=== Brief ===
Repeat exactly the lines running from the first line of the data to the line containing "from matplotlib.patches import", both ends included, and nothing else; drop the pictures.

=== Data ===
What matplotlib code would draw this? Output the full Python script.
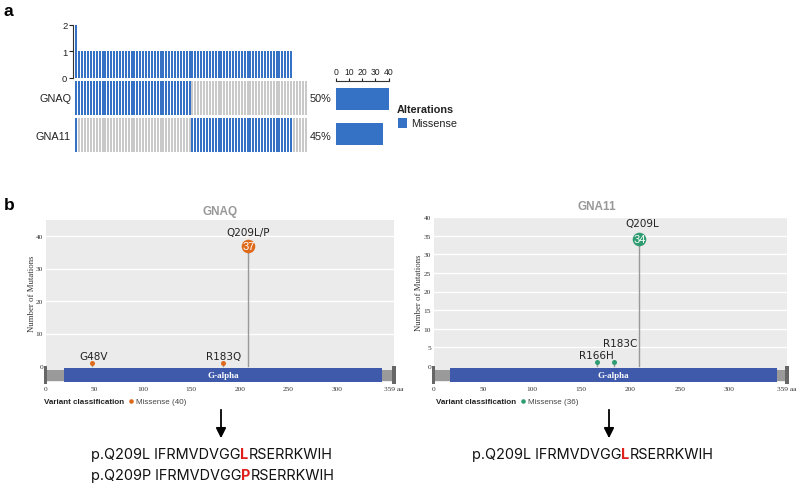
import matplotlib
matplotlib.use("Agg")
import matplotlib.pyplot as plt
import numpy as np
from matplotlib.patches import Rectangle, FancyArrowPatch

# ---------------- data ----------------
n_samples = 80
genes = ["GNAQ", "GNA11"]
gnaq_altered = [0] + list(range(1, 40))          # sample indices with GNAQ missense
gna11_altered = [0] + list(range(40, 75))        # sample indices with GNA11 missense
gene_pct = ["50%", "45%"]
gene_counts = [40, 36]
side_ticks = [0, 10, 20, 30, 40]
top_ticks = [0, 1, 2]

protein_len = 359
domain_name = "G-alpha"
gnaq_domain = (19, 347)
gna11_domain = (17, 349)

gnaq_pos = [48, 183, 209]
gnaq_cnt = [1, 1, 37]
gnaq_lab = ["G48V", "R183Q", "Q209L/P"]
gna11_pos = [166, 183, 209]
gna11_cnt = [1, 1, 34]
gna11_lab = ["R166H", "R183C", "Q209L"]
xticks_aa = [0, 50, 100, 150, 200, 250, 300, 359]
gnaq_yticks = [0, 10, 20, 30, 40]
gna11_yticks = [0, 5, 10, 15, 20, 25, 30, 35, 40]
gnaq_legend = "Missense (40)"
gna11_legend = "Missense (36)"

seq_left = [("p.Q209L IFRMVDVGG", "L", "RSERRKWIH"),
            ("p.Q209P IFRMVDVGG", "P", "RSERRKWIH")]
seq_right = [("p.Q209L IFRMVDVGG", "L", "RSERRKWIH")]

# ---------------- style ----------------
BLUE = "#3572c6"
GREY_CELL = "#c9c9c9"
ORANGE = "#de6a1c"
TEAL = "#2f9c72"
DOMAIN = "#3f5aab"
W, H = 800, 485

fig = plt.figure(figsize=(8, 4.85), dpi=100)
fig.patch.set_facecolor("white")
renderer = fig.canvas.get_renderer()

def ax_px(x0, y0, x1, y1):
    return fig.add_axes([x0 / W, 1 - y1 / H, (x1 - x0) / W, (y1 - y0) / H])

def ftext(x, y, s, **kw):
    return fig.text(x / W, 1 - y / H, s, **kw)

SANS = ["Liberation Sans", "DejaVu Sans"]
SERIF = ["Liberation Serif", "DejaVu Serif"]

# ---------------- panel a ----------------
ftext(4, 16, "a", fontsize=12.5, fontweight="bold", family=SANS)

idx = np.arange(n_samples)
gq = np.zeros(n_samples); gq[gnaq_altered] = 1
g11 = np.zeros(n_samples); g11[gna11_altered] = 1
tot = gq + g11

ax_top = ax_px(75, 25.7, 307, 79)
ax_top.bar(idx[tot > 0] + 0.5, tot[tot > 0], width=0.72, color=BLUE, linewidth=0)
ax_top.set_xlim(0, n_samples)
ax_top.set_ylim(0, 2)
for s in ["top", "right", "bottom"]:
    ax_top.spines[s].set_visible(False)
ax_top.spines["left"].set_position(("outward", 1.5))
ax_top.spines["left"].set_color("#333333")
ax_top.set_xticks([])
ax_top.set_yticks(top_ticks)
ax_top.tick_params(axis="y", labelsize=6.8, length=3, pad=1, colors="#222222")
for t in ax_top.get_yticklabels():
    t.set_family(SANS)

ax_on = ax_px(75, 82, 307, 153)
ax_on.set_xlim(0, n_samples)
ax_on.set_ylim(0, 2)
ax_on.axis("off")
ax_on.bar(idx + 0.5, np.full(n_samples, 0.97), bottom=1.03, width=0.72,
          color=[BLUE if v else GREY_CELL for v in gq], linewidth=0)
ax_on.bar(idx + 0.5, np.full(n_samples, 0.97), bottom=0.0, width=0.72,
          color=[BLUE if v else GREY_CELL for v in g11], linewidth=0)

ftext(71, 99.5, genes[0], ha="right", va="center", fontsize=7.8, family=SANS, color="#222222")
ftext(71, 137, genes[1], ha="right", va="center", fontsize=7.8, family=SANS, color="#222222")
ftext(310, 99.5, gene_pct[0], ha="left", va="center", fontsize=7.8, family=SANS, color="#222222")
ftext(310, 137, gene_pct[1], ha="left", va="center", fontsize=7.8, family=SANS, color="#222222")

ax_side = ax_px(335.7, 82, 388.7, 153)
ax_side.barh([1.5, 0.5], gene_counts, height=0.61, color=BLUE, linewidth=0)
ax_side.set_xlim(0, 40)
ax_side.set_ylim(0, 2)
for s in ["right", "bottom", "left"]:
    ax_side.spines[s].set_visible(False)
ax_side.spines["top"].set_color("#333333")
ax_side.spines["top"].set_linewidth(0.8)
ax_side.set_yticks([])
ax_side.xaxis.tick_top()
ax_side.set_xticks(side_ticks)
ax_side.tick_params(axis="x", labelsize=6.2, length=2.5, pad=1, colors="#222222")
for t in ax_side.get_xticklabels():
    t.set_family(SANS)

ftext(397, 110, "Alterations", fontsize=7.8, fontweight="bold", family=SANS, va="center", color="#222222")
fig.patches.append(Rectangle((397.5 / W, 1 - 129 / H), 9.5 / W, 10 / H,
                             transform=fig.transFigure, facecolor=BLUE, edgecolor="none"))
ftext(411, 124, "Missense", fontsize=7.8, family=SANS, va="center", color="#222222")

# ---------------- panel b ----------------
ftext(4, 210, "b", fontsize=12.5, fontweight="bold", family=SANS)

def lollipop(px_x0, px_x1, px_ytop, px_ybot, px_zero, px_per_unit, yticks,
             domain, pos, cnt, labels, color, title, title_xy, label_offsets,
             ylabel_x, legend_x, legend_txt, ytick_fs):
    ax = ax_px(px_x0, px_ytop, px_x1, px_ybot)
    ymax = (px_zero - px_ytop) / px_per_unit
    ymin = -(px_ybot - px_zero) / px_per_unit
    ax.set_xlim(0, protein_len)
    ax.set_ylim(ymin, ymax)
    ax.set_facecolor("#ebebeb")
    for s in ax.spines.values():
        s.set_visible(False)
    for yt in yticks[1:]:
        ax.axhline(yt, color="white", lw=1.0, zorder=1)
    u = 1.0 / px_per_unit
    ax.add_patch(Rectangle((0, -15 * u), protein_len, 11.5 * u,
                           facecolor="#9a9a9a", edgecolor="none", zorder=2))
    ax.add_patch(Rectangle((domain[0], -16.5 * u), domain[1] - domain[0], 14.5 * u,
                           facecolor=DOMAIN, edgecolor="none", zorder=3))
    sx = (px_x1 - px_x0) / protein_len
    for xe in (0, protein_len):
        ax.add_patch(Rectangle((xe - 1.6 / sx, -17.5 * u), 3.2 / sx, 18 * u,
                               facecolor="#666666", edgecolor="none", zorder=4, clip_on=False))
    ax.text((domain[0] + domain[1]) / 2, -9.5 * u, domain_name, color="white",
            ha="center", va="center", fontsize=6.5, fontweight="bold", family=SERIF, zorder=5)
    for p, c, lab, off in zip(pos, cnt, labels, label_offsets):
        ax.plot([p, p], [0, c], color="#999999", lw=1.0, zorder=4)
        if c > 5:
            ax.plot(p, c, "o", ms=9.8, color=color, mec="none", zorder=6)
            ax.text(p, c, str(c), color="white", ha="center", va="center",
                    fontsize=8, family=SANS, zorder=7)
        else:
            ax.plot(p, c, "o", ms=3.6, color=color, mec="none", zorder=6)
        ax.annotate(lab, (p, c), xytext=off, textcoords="offset pixels",
                    ha="center", va="center", fontsize=7.5, family=["DejaVu Sans"],
                    color="#222222", zorder=8)
    ax.set_xticks(xticks_aa)
    ax.set_xticklabels([str(v) for v in xticks_aa[:-1]] + ["359 aa"])
    ax.set_yticks(yticks)
    ax.tick_params(axis="both", length=0, labelsize=ytick_fs, colors="#333333")
    ax.tick_params(axis="x", pad=3)
    ax.tick_params(axis="y", pad=2)
    for t in ax.get_xticklabels() + ax.get_yticklabels():
        t.set_family(SERIF)
    ftext(title_xy[0], title_xy[1], title, ha="center", va="center", fontsize=8.5,
          fontweight="bold", color="#999999", family=SANS)
    ftext(ylabel_x, (px_ytop + px_zero) / 2, "Number of Mutations", rotation=90,
          ha="center", va="center", fontsize=6.3, family=SERIF, color="#333333")
    t = ftext(legend_x, 402.5, "Variant classification", fontsize=5.8, fontweight="bold",
              family=SANS, va="center", color="#222222")
    x_end = t.get_window_extent(renderer).x1
    fig.lines.append(plt.Line2D([(x_end + 7) / W], [1 - 402 / H], marker="o", ms=3.3,
                                color=color, mec="none", transform=fig.transFigure))
    fig.text((x_end + 12) / W, 1 - 402.5 / H, legend_txt, fontsize=5.8, family=SANS,
             va="center", color="#444444")
    return ax

lollipop(45.7, 394, 221, 383, 367, 3.25, gnaq_yticks, gnaq_domain,
         gnaq_pos, gnaq_cnt, gnaq_lab, ORANGE, "GNAQ", (220, 212),
         [(1, 7), (0, 7), (0, 14)], 32, 44, gnaq_legend, 5.3)
lollipop(433.7, 787, 218, 383, 367, 3.725, gna11_yticks, gna11_domain,
         gna11_pos, gna11_cnt, gna11_lab, TEAL, "GNA11", (597, 207),
         [(-1, 7), (6, 19), (3, 16)], 419, 436, gna11_legend, 5.3)

# arrows
for ax_x in (221, 609):
    fig.patches.append(FancyArrowPatch(
        (ax_x / W, 1 - 408 / H), (ax_x / W, 1 - 442 / H), transform=fig.transFigure,
        arrowstyle="-|>,head_length=6,head_width=3", color="black", lw=1.3,
        mutation_scale=1))

# sequence text with red letter
SEQF = ["Inter", "DejaVu Sans"]
FS = 10.4

def seq_line(x, y, parts):
    pre, mid, post = parts
    t1 = ftext(x, y, pre, fontsize=FS, family=SEQF, va="center", color="#111111")
    x2 = t1.get_window_extent(renderer).x1
    t2 = fig.text(x2 / W, 1 - y / H, mid, fontsize=FS, family=SEQF, va="center",
                  color="#e0201b", fontweight="bold")
    x3 = t2.get_window_extent(renderer).x1
    fig.text(x3 / W, 1 - y / H, post, fontsize=FS, family=SEQF, va="center", color="#111111")

seq_line(91, 455, seq_left[0])
seq_line(91, 476, seq_left[1])
seq_line(472, 455, seq_right[0])

fig.savefig("out.png", dpi=100, facecolor="white")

=== Correct answer ===
What matplotlib code would draw this? Output the full Python script.
import matplotlib
matplotlib.use("Agg")
import matplotlib.pyplot as plt
import numpy as np
from matplotlib.patches import Rectangle, FancyArrowPatch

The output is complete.